You do good work for your clients.
You want growth and to do this, generally you need more clients.
You need marketing to find the new clients.
So OK – you know about being customer focused (you read my last post).
You understand your company, but don’t describe your company to new prospects, be customer focused. The customer doesn’t really care about your company, they care about what you can do for them.
Think back to the value you give to your existing clients.
Don’t just tell your prospects about what you do, tell them the value you can give them.
This is similar to describing features and benefits. Features being things you do, and benefits being what the customer receives.

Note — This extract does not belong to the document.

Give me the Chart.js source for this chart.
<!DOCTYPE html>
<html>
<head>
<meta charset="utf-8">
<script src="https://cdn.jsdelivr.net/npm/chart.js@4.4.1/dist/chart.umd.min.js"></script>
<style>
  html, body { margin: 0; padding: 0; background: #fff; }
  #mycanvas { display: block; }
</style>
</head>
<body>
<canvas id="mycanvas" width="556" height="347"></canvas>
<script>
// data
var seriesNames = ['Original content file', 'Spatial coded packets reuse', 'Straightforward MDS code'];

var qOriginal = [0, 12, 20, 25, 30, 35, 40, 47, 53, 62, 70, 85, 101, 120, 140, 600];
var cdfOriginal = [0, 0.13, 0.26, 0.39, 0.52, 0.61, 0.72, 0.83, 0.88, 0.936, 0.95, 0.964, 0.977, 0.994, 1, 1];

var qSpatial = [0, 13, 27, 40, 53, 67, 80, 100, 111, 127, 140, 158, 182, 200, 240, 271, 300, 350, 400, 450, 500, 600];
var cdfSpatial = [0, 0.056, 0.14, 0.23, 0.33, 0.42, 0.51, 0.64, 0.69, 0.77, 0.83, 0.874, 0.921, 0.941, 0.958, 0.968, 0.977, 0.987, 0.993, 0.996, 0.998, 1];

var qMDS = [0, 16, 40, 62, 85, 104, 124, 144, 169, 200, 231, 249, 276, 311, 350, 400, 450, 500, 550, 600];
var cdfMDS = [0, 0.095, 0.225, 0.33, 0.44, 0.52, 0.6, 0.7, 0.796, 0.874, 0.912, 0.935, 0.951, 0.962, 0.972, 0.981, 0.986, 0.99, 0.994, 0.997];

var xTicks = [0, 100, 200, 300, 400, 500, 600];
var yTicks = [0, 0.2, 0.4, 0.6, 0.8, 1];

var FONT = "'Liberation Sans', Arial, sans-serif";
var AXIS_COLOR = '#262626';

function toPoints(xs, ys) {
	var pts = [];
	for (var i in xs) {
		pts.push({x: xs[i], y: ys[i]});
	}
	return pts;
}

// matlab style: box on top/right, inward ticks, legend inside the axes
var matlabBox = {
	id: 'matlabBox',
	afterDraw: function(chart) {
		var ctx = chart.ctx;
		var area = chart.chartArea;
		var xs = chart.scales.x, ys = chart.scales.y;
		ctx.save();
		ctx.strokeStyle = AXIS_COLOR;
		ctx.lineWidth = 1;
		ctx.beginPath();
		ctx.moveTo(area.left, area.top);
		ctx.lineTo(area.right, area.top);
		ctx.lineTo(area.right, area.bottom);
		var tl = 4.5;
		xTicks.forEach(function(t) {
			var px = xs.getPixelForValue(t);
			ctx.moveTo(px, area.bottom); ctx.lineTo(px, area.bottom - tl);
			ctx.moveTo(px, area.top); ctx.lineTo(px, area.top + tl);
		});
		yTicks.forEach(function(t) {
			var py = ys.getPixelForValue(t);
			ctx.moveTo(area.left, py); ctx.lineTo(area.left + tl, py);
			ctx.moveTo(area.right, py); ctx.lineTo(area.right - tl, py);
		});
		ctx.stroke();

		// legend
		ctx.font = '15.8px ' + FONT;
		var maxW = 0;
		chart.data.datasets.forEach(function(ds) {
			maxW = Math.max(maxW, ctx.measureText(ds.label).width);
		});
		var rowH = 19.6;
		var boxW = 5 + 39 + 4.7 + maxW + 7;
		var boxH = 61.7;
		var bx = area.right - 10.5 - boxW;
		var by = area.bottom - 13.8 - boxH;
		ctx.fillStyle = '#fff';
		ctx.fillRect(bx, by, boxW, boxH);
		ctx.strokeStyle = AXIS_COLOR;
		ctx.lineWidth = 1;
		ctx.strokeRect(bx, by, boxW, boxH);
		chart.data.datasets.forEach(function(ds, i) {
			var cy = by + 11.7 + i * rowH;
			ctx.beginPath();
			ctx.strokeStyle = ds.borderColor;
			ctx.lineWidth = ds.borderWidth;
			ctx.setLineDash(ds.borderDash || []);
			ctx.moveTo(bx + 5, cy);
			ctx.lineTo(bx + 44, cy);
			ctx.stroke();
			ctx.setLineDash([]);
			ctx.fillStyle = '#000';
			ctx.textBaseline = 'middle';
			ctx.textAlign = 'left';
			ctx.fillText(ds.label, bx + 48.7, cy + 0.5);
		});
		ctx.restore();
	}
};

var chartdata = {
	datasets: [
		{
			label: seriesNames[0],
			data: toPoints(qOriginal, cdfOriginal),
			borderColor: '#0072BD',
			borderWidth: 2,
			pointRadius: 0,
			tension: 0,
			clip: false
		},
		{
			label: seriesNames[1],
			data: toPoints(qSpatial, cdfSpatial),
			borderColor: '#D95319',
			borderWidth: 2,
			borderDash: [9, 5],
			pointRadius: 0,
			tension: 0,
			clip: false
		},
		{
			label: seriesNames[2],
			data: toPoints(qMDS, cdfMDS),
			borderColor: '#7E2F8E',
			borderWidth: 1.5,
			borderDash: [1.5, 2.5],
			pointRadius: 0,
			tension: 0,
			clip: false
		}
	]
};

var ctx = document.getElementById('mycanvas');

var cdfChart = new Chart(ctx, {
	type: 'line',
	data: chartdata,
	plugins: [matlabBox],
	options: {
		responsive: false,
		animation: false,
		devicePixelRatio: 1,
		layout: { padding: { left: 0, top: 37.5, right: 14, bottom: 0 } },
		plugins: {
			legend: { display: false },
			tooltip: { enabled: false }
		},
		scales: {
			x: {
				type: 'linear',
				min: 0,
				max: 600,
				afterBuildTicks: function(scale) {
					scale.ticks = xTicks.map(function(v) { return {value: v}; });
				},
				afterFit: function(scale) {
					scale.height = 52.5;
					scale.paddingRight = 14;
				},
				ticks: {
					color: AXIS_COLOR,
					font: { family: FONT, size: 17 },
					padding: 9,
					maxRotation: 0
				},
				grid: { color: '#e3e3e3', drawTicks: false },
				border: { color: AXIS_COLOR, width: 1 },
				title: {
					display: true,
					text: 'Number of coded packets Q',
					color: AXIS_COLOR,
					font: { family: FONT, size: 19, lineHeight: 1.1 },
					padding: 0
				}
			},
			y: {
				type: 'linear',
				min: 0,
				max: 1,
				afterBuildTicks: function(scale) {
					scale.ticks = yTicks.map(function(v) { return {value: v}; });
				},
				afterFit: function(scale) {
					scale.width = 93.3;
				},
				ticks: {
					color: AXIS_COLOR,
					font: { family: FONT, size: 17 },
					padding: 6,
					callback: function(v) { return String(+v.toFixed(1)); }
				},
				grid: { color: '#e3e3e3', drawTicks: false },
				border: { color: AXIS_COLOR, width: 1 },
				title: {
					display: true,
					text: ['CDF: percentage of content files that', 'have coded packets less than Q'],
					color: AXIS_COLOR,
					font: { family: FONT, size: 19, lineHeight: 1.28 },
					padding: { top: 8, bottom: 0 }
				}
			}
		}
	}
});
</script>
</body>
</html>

Take the conversation to the next logical step. And tell them the value, don’t make them guess, or leave it for them to interpret.
Some examples:
‘Your new furniture is great quality and unique. You’ll be very happy with it, you’ll be proud of it. Its natural timbers will make it a talking point with your friends and family.’
‘Your project will be delivered on time, and on budget. This will make your job easier. You will look good in front of your boss.’
‘With your marketing on track – you’ll get the growth you are after. You’ll get the rewards from your company that you wanted. You will feel much better about yourself. You might be able to afford some new staff, to give you more time at home with your family.’
When you are more explicit about the value, and use customer focused language, you then getting much closer to your customer. You have a shared language, and a shared view point, and often shared goals.
So take your customer focused conversation to the next step – YOU take the ‘value leap’ so that your client doesn’t have to.